I swam in the hotel’s infinity pool which overlooks the national park. As I swam and bobbed my head for air, I could see in the distance a lone elephant on the far side of the man-made lake or tank. Many hotel guests assembled on the edge of the property gazing over at the elephant as well. I got dressed and joined them for a better look.

The lone bull elephant is tuskless, but slowly and inexorably he grazes towards the hotel. The onlookers on the boundary of the hotel and Angammedilla National Park are suddenly disturbed. The elephant is close. Local boys from our hotel protected by a man high wire-netting fence start shouting. Similarly, from the neighbouring hotel which opens directly onto the wilderness, boys start shouting and the guests who had been watching start running back inside their hotel. A peaceful viewing turns to worry and fear. The lone elephant suddenly seems so unloved. He appears to adopt a sad mien. His ears flap less. Does his head lower?

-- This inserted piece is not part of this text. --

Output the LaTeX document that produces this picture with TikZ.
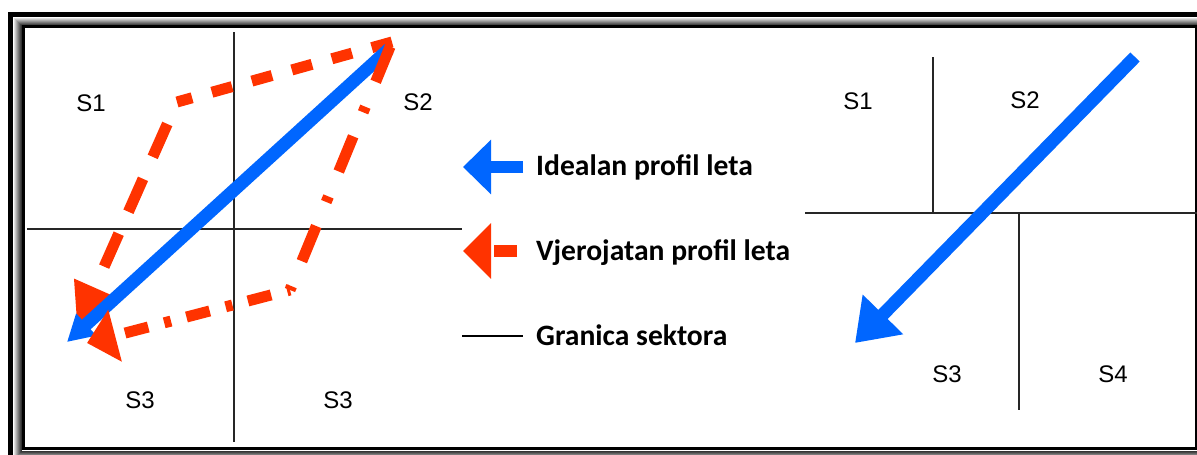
\documentclass[tikz,border=0pt]{standalone}
\usepackage{fontspec}
\newfontfamily\labfont{Liberation Sans}
\newfontfamily\legfont{Carlito}
\usetikzlibrary{arrows.meta}
\definecolor{ideal}{HTML}{0066FF}
\definecolor{prob}{HTML}{FF3300}
\begin{document}
\begin{tikzpicture}[x=1pt,y=-1pt,
  boundary/.style={line width=1.6pt, black!85},
  sect/.style={font=\labfont\fontsize{24}{24}\selectfont, inner sep=0pt},
  leg/.style={font=\legfont\bfseries\fontsize{29.6}{31}\selectfont, anchor=base west, inner sep=0pt},
  idealpath/.style={draw=ideal, line width=13pt},
  probpath/.style={draw=prob, line width=11pt},
]
\useasboundingbox (0,0) rectangle (1197,455);
\clip (0,0) rectangle (1197,455);
\fill[white] (0,0) rectangle (1197,455);
% frame
\draw[line width=5pt] (10.5,14.5) rectangle (1215,470);
\foreach \i/\c in {0/12,1/22,2/32,3/42,4/52,5/62,6/72,7/80}
  \draw[black!\c, line width=1pt] (14.5+\i,18.5+\i) rectangle (1206-\i,458-\i);
\draw[line width=3pt] (23.5,26.5) rectangle (1196.5,448);

% ---------- left panel ----------
\coordinate (lvT) at (234,32);  \coordinate (lvB) at (234,442);
\coordinate (lhL) at (27,229);  \coordinate (lhR) at (462,229);
\draw[boundary] (lvT) -- (lvB);
\draw[boundary] (lhL) -- (lhR);

\node[sect] (l1) at (91,103) {S1};
\node[sect] (l2) at (418,102) {S2};
\node[sect] (l3) at (140,400) {S3};
\node[sect] (l4) at (338,400) {S3};

\coordinate (p0) at (392,42);
\coordinate (p1) at (177,102);
\coordinate (p2) at (77,328);
\coordinate (q1) at (290,290);
\coordinate (q2) at (87,343);
\coordinate (i0) at (389,49);
\coordinate (i1) at (67,342);

% probable profile via S1 (dashed)
\draw[probpath, dash pattern=on 21pt off 20.5pt] (p0) -- (p1);
\draw[probpath, dash pattern=on 36pt off 24pt, dash phase=36pt,
      -{Triangle[length=44pt,width=42pt]}] (p1) -- (p2);
% ideal profile
\draw[idealpath, -{Triangle[length=26pt,width=28pt]}] (i0) -- (i1);
% probable profile via S3 (dash-dot)
\draw[probpath, dash pattern=on 38pt off 27pt on 6pt off 26pt, dash phase=92pt] (p0) -- (q1);
\draw[probpath, dash pattern=on 24pt off 16pt on 7pt off 16.5pt, dash phase=44pt,
      -{Triangle[length=29pt,width=52pt]}] (q1) -- (q2);

% ---------- legend ----------
\coordinate (a1s) at (523,167); \coordinate (a1e) at (463,167);
\coordinate (a2s) at (517,251); \coordinate (a2e) at (463,251);
\coordinate (a3s) at (462,336); \coordinate (a3e) at (523,336);
\draw[idealpath, line width=12pt, -{Triangle[length=28pt,width=53pt]}] (a1s) -- (a1e);
\draw[probpath, line width=12pt, dash pattern=on 23pt off 3pt,
      -{Triangle[length=28pt,width=54pt]}] (a2s) -- (a2e);
\draw[line width=1.6pt] (a3s) -- (a3e);
\node[leg] (t1) at (536,175) {Idealan profil leta};
\node[leg] (t2) at (536,260) {Vjerojatan profil leta};
\node[leg] (t3) at (536,345) {Granica sektora};

% ---------- right panel ----------
\coordinate (rv1T) at (933,57);  \coordinate (rv1B) at (933,213);
\coordinate (rhL) at (805,213);  \coordinate (rhR) at (1197,213);
\coordinate (rv2T) at (1019,213); \coordinate (rv2B) at (1019,410);
\draw[boundary] (rv1T) -- (rv1B);
\draw[boundary] (rhL) -- (rhR);
\draw[boundary] (rv2T) -- (rv2B);

\node[sect] (r1) at (858,101) {S1};
\node[sect] (r2) at (1025,100) {S2};
\node[sect] (r3) at (947,374) {S3};
\node[sect] (r4) at (1113,374) {S4};

\coordinate (b0) at (1135,57);
\coordinate (b1) at (855,343);
\draw[idealpath, -{Triangle[length=40pt,width=54pt]}] (b0) -- (b1);
\end{tikzpicture}
\end{document}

I lose interest and join a group in the bar for idle gossip. It is dark now.

Bang!

They have shot him is my first reaction. I recoil in horror. But it is only a blank, intended to frighten him.

I call for another drink.

‘There he is,’ says someone. In the darkness, I can make out a lumbering shape moving parallel to our our compound fence. Now, the rangers fire rockets at the elephant. They leave a spiralling trail of orange sparks in the blackness. It seems so unfair, such an uneven contest – a single tuskless elephant against five or six ‘rangers’ using flares and rockets.

It gets me to thinking of the parallel with our society.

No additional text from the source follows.